■ **Provided data**
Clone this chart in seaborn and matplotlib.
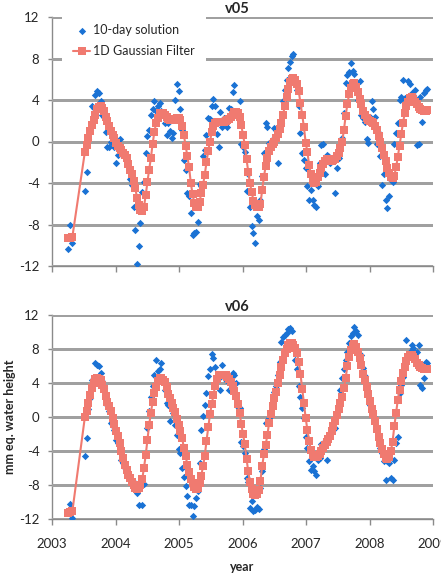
import matplotlib
matplotlib.use('Agg')
import matplotlib.pyplot as plt
import seaborn as sns
import pandas as pd
import numpy as np

# 10-day dates: three early solutions, a gap, then a regular 10-day series
early_dates = ['2003-04-03', '2003-04-13', '2003-04-28']
regular_start = '2003-07-09'
n_regular = 198

v05_solution = [
    -10.4, -8.0, -9.8,
    -4.8, -2.9, 0.2, 1.1, 3.4, 3.2, 4.5, 4.9, 4.7, 3.9,
    2.6, 2.4, 0.9, -0.5, -0.5, 0.0, 0.3, -0.5, -2.1, -1.3,
    0.2, -0.6, -1.1, -1.5, -1.9, -2.4, -3.6, -4.2, -6.3, -8.5,
    -11.8, -10.1, -7.9, -4.9, -3.9, -1.1, 0.5, 1.1, 2.6, 3.1,
    3.9, 2.9, 3.4, 3.7, 2.9, 2.6, 1.8, 0.6, 1.8, 1.0,
    0.3, 0.8, 4.0, 5.5, 4.9, 3.1, 1.1,
    -1.8, -2.7, -5.0, -5.3, -6.9, -9.0, -8.8, -8.7, -7.8, -4.1,
    -4.3, -1.4, -0.8, 0.6, 2.3, 2.2, 3.4, 4.1, 3.4, 0.7,
    -0.5, 2.8, 1.4, 2.3, 2.0, 1.4, 3.2, 3.1, 4.8, 5.4,
    2.7, 2.4, 3.9, -0.2, -0.5, -1.0, -4.8, -3.1, -6.3, -8.1,
    -8.8, -9.8, -7.2, -7.6, -5.6, -3.3, -1.1, 1.8, 1.4, -0.1,
    -0.5, 0.2, 1.3, 1.1, -2.1, 1.4, 1.8, 3.9, 5.0, 5.9,
    7.1, 7.7, 8.2, 8.4, 5.8, 5.0, 3.4, 0.8, -1.1, -1.8,
    -2.6, -4.3, -5.6, -4.7, -5.6, -6.1, -6.3, -4.3, -2.1, -0.3,
    -0.2, -3.1, -1.3, -1.4, -2.1, -1.6, -1.8, -5.0, -2.6, -1.6,
    -0.8, 0.3, 2.7, 5.6, 6.4, 6.7, 7.6, 6.8, 6.5, 5.0,
    4.0, 5.8, 2.6, 2.3, 1.9, 0.2, -0.1, 2.4, 3.9, 3.1,
    2.4, -0.2, 0.8, -1.4, -4.2, -3.1, -5.6, -6.4, -5.3, -3.7,
    -3.9, -0.2, 0.8, 1.8, 4.0, 4.3, 5.9, 4.2, 4.0, 5.8,
    5.5, 4.7, 4.5, 5.0, -0.3, -0.2, 4.3, 1.9, 4.7, 5.0, 5.1,
]

v05_filter = [
    -9.3, -9.3, -9.2,
    -1.0, -0.3, 0.3, 1.0, 1.6, 2.1, 2.6, 3.1, 3.3, 3.4,
    3.2, 2.9, 2.4, 2.0, 1.5, 1.0, 0.6, 0.3, -0.1, -0.4,
    -0.6, -0.8, -1.1, -1.3, -1.6, -2.2, -2.7, -3.1, -3.8, -4.5,
    -5.4, -6.1, -6.6, -6.7, -6.3, -5.2, -3.9, -2.7, -1.6, -0.2,
    0.9, 1.8, 2.3, 2.7, 2.7, 2.7, 2.6, 2.4, 2.2, 2.1,
    2.1, 2.1, 2.2, 2.3, 2.3, 2.1, 1.5, 0.6, -0.4, -1.4,
    -2.5, -4.0, -5.1, -5.9, -6.3, -6.3, -5.8, -5.0, -4.2, -3.2,
    -2.0, -0.9, 0.0, 0.9, 1.5, 1.8, 1.9, 1.9, 1.9, 1.9,
    1.9, 2.0, 2.1, 2.2, 2.4, 2.6, 2.8, 2.8, 2.7, 2.4,
    1.6, 0.6, -0.3, -1.7, -2.9, -4.0, -4.9, -5.7, -6.1, -6.3,
    -6.3, -6.0, -4.7, -3.4, -2.4, -1.6, -0.9, -0.5, -0.2, 0.0,
    0.3, 0.7, 1.2, 1.8, 2.6, 3.4, 4.3, 5.1, 5.7, 6.0,
    6.1, 5.9, 5.5, 4.9, 3.7, 2.6, 1.4, -0.1, -1.0, -2.3,
    -3.1, -3.7, -4.0, -3.9, -3.4, -3.0, -2.6, -2.2, -1.9, -1.7,
    -1.8, -1.9, -1.9, -1.8, -1.7, -1.4, -1.1, -0.6, 0.0, 1.1,
    2.5, 3.6, 4.6, 5.2, 5.5, 5.6, 5.3, 4.8, 4.1, 3.6,
    2.9, 2.6, 2.3, 2.1, 2.0, 1.9, 1.8, 1.5, 1.1, 0.5,
    0.0, -0.6, -1.3, -1.9, -2.6, -3.0, -3.4, -3.5, -3.3, -2.5,
    -1.5, -0.4, 0.7, 1.8, 2.7, 3.4, 3.8, 4.2, 4.3, 4.1,
    3.8, 3.6, 3.3, 3.1, 3.0, 2.9, 2.9, 3.0,
]

v06_solution = [
    -11.2, -10.2, -11.9,
    -4.6, -2.5, 0.9, 2.2, 4.4, 4.5, 6.3, 6.1, 6.0, 5.2,
    4.2, 3.4, 2.2, 1.4, 0.7, -0.7, -1.1, -1.5, -2.7, -3.1,
    -4.1, -5.0, -5.4, -6.0, -6.4, -6.6, -7.2, -7.5, -7.7,
    -8.1, -8.9, -10.3, -8.1, -10.3, -7.9, -4.3, -1.3, 0.7, 2.4,
    3.6, 5.0, 6.7, 5.4, 5.6, 6.3, 4.4, 3.2, 1.6,
    1.4, -0.5, 1.1, 0.5, -0.9, -2.1, -3.8, -4.2, -6.0, -7.0,
    -8.1, -9.3, -10.3, -10.3, -11.7, -10.5, -9.5, -8.7, -5.4,
    -1.5, 0.1, 1.4, 2.8, 4.8, 5.6, 7.4, 6.9, 5.9, 4.7,
    4.6, 3.2, 6.1, 4.7, 4.3, 4.8, 3.2, 4.6, 5.2, 4.9,
    4.0, 1.2, 1.1, -2.9, -3.4, -4.2, -7.2, -7.7, -10.7,
    -9.9, -11.1, -10.9, -10.6, -10.8, -8.3, -6.4, -3.8, -0.7, -0.7,
    -0.1, 0.7, 1.6, 3.0, 3.6, 5.0, 6.5, 8.8, 9.4,
    9.7, 9.9, 10.3, 10.5, 10.1, 8.1, 6.7, 5.6, 3.6, 2.4,
    1.1, -0.1, -2.3, -3.6, -5.2, -6.2, -5.8, -6.4, -6.8, -5.0,
    -4.8, -3.2, -3.1, -2.9, -5.0, -2.3, -1.9, -1.4, -0.7,
    -1.3, 0.5, 1.3, 3.2, 4.6, 5.6, 6.7, 7.7, 8.7, 9.5,
    9.9, 10.6, 10.1, 9.7, 6.9, 7.3, 5.8, 4.8, 3.6,
    2.6, 1.4, 1.1, 0.5, -0.1, -1.3, -2.1, -3.6, -4.2, -5.2,
    -7.4, -5.2, -5.4, -7.2, -7.4, -5.0, -3.1, -2.3, 2.8,
    3.8, 4.7, 6.5, 9.1, 7.3, 7.7, 8.5, 8.1, 7.5, 7.7,
    8.5, 3.8, 3.4, 4.6, 6.5, 6.3,
]

v06_filter = [
    -11.3, -11.2, -11.1,
    0.0, 0.7, 1.6, 2.6, 3.4, 4.0, 4.5, 4.6, 4.5, 4.3,
    3.8, 3.3, 2.5, 1.8, 1.3, 0.7, -0.1, -0.8, -1.6, -2.2,
    -3.0, -4.0, -4.8, -5.6, -6.2, -6.8, -7.2, -7.6, -8.0, -8.4,
    -8.5, -8.4, -8.0, -7.3, -6.0, -4.5, -2.7, -0.9, 0.5, 1.8,
    2.8, 3.5, 4.2, 4.6, 4.6, 4.4, 4.1, 3.5, 2.7, 2.2,
    1.7, 1.1, 0.6, -0.2, -0.9, -1.6, -2.5, -3.6, -4.6, -5.6,
    -6.5, -7.3, -7.8, -8.2, -8.5, -8.4, -7.8, -6.9, -5.8, -4.6,
    -2.8, -1.2, 0.3, 1.5, 2.6, 3.7, 4.5, 4.9, 5.0, 5.0,
    5.0, 4.9, 4.7, 4.5, 4.1, 3.7, 3.1, 2.5, 1.5, 0.5,
    -0.8, -2.0, -3.2, -4.9, -6.4, -7.7, -8.5, -9.0, -9.2, -9.1,
    -8.6, -7.5, -5.8, -4.4, -3.3, -2.1, -0.7, 0.4, 1.3, 2.2,
    3.0, 4.0, 5.0, 5.9, 6.7, 7.5, 8.0, 8.5, 8.7, 8.7,
    8.5, 8.1, 7.5, 6.5, 5.1, 3.3, 1.6, -0.1, -1.5, -2.8,
    -3.9, -4.5, -4.7, -4.7, -4.6, -4.3, -4.0, -3.7, -3.3, -2.9,
    -2.6, -2.2, -1.6, -1.1, -0.5, 0.2, 0.9, 1.7, 2.4, 3.4,
    4.6, 6.0, 7.1, 7.9, 8.4, 8.6, 8.2, 7.6, 6.9, 6.1,
    5.1, 4.3, 3.5, 2.7, 1.9, 1.0, 0.3, -0.5, -1.4, -2.3,
    -3.0, -3.8, -4.4, -4.8, -4.9, -4.7, -4.0, -2.9, -1.1, 0.5,
    2.0, 3.2, 4.2, 5.2, 5.9, 6.6, 7.1, 7.3, 7.3, 7.1,
    6.8, 6.4, 6.1, 5.9, 5.8, 5.7, 5.6, 5.6,
]

year_ticks = [2003, 2004, 2005, 2006, 2007, 2008, 2009]
y_ticks = [-12, -8, -4, 0, 4, 8, 12]

BLUE = '#1a72d4'
RED = '#f07a70'
GRID = '#a0a0a0'
AXIS = '#8a8a8a'


def decimal_year(dates):
    dates = pd.DatetimeIndex(dates)
    start = pd.to_datetime(dates.year.astype(str) + '-01-01')
    length = np.where(dates.is_leap_year, 366.0, 365.0)
    return dates.year + (dates - start).days / length


dates = pd.DatetimeIndex(early_dates).append(
    pd.date_range(regular_start, periods=n_regular, freq='10D'))
t = decimal_year(dates)

sns.set_style('white')
plt.rcParams['font.family'] = ['Lato', 'DejaVu Sans']
plt.rcParams['axes.unicode_minus'] = False

fig = plt.figure(figsize=(4.41, 5.76), dpi=100)
ax_top = fig.add_axes([52 / 441, 1 - 266 / 576, 381 / 441, 249 / 576])
ax_bot = fig.add_axes([52 / 441, 1 - 519 / 576, 381 / 441, 204 / 576])

panels = [(ax_top, 'v05', v05_solution, v05_filter),
          (ax_bot, 'v06', v06_solution, v06_filter)]

for ax, name, sol, filt in panels:
    df = pd.DataFrame({'year': t, 'solution': sol, 'filter': filt})
    ax.set_facecolor('white')

    sns.scatterplot(data=df, x='year', y='solution', marker='D', s=14,
                    color=BLUE, linewidth=0, ax=ax, zorder=3,
                    label='10-day solution')
    sns.lineplot(data=df, x='year', y='filter', marker='s', markersize=5.5,
                 markeredgewidth=0, color=RED, linewidth=1.5, sort=False,
                 errorbar=None, ax=ax, zorder=4, label='1D Gaussian Filter')

    ax.set_xlim(2003, 2009)
    ax.set_ylim(-12, 12)
    ax.set_xticks(year_ticks)
    ax.set_yticks(y_ticks)
    ax.set_yticklabels([str(v) for v in y_ticks])
    for side in ['top', 'right']:
        ax.spines[side].set_visible(False)
    for side in ['left', 'bottom']:
        ax.spines[side].set_color(AXIS)
        ax.spines[side].set_linewidth(1)
    ax.tick_params(axis='both', which='major', bottom=True, left=True)
    ax.tick_params(axis='y', direction='out', length=3, width=1, color=AXIS,
                   labelsize=9.5, pad=6)
    ax.tick_params(axis='x', direction='out', length=4, width=1, color=AXIS,
                   labelsize=9.5, pad=10)
    ax.grid(False)

    # horizontal gridlines (Excel style), crisp lines just under the markers
    for v in y_ticks:
        ax.axhline(v, color=GRID, linewidth=1.0, antialiased=False,
                   zorder=2.6)

    ax.set_title(name, fontweight='bold', fontsize=10.5, pad=3, x=0.487)
    ax.set_xlabel('')
    ax.set_ylabel('')

ax_top.tick_params(axis='x', labelbottom=False)
ax_bot.get_legend().remove()

leg = ax_top.legend(loc='upper left', bbox_to_anchor=(0.025, 1.016),
                    frameon=True, facecolor='white', edgecolor='none',
                    framealpha=1, fontsize=9, handlelength=1.4,
                    handletextpad=0.2, labelspacing=0.7, borderpad=0.9,
                    borderaxespad=0)
leg.set_zorder(6)

ax_bot.set_xlabel('year', fontweight='bold', fontsize=9)
ax_bot.xaxis.set_label_coords(0.5, -0.205)
ax_bot.set_ylabel('mm eq. water height', fontweight='bold', fontsize=9)
ax_bot.yaxis.set_label_coords(-0.094, 0.5)

fig.savefig('out.png', dpi=100)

■ **Problem details**
Only the lines from the start of the material through the line containing "n_regular = 198" should be transcribed. Pictures stay out.

■ **Task result**
Clone this chart in seaborn and matplotlib.
import matplotlib
matplotlib.use('Agg')
import matplotlib.pyplot as plt
import seaborn as sns
import pandas as pd
import numpy as np

# 10-day dates: three early solutions, a gap, then a regular 10-day series
early_dates = ['2003-04-03', '2003-04-13', '2003-04-28']
regular_start = '2003-07-09'
n_regular = 198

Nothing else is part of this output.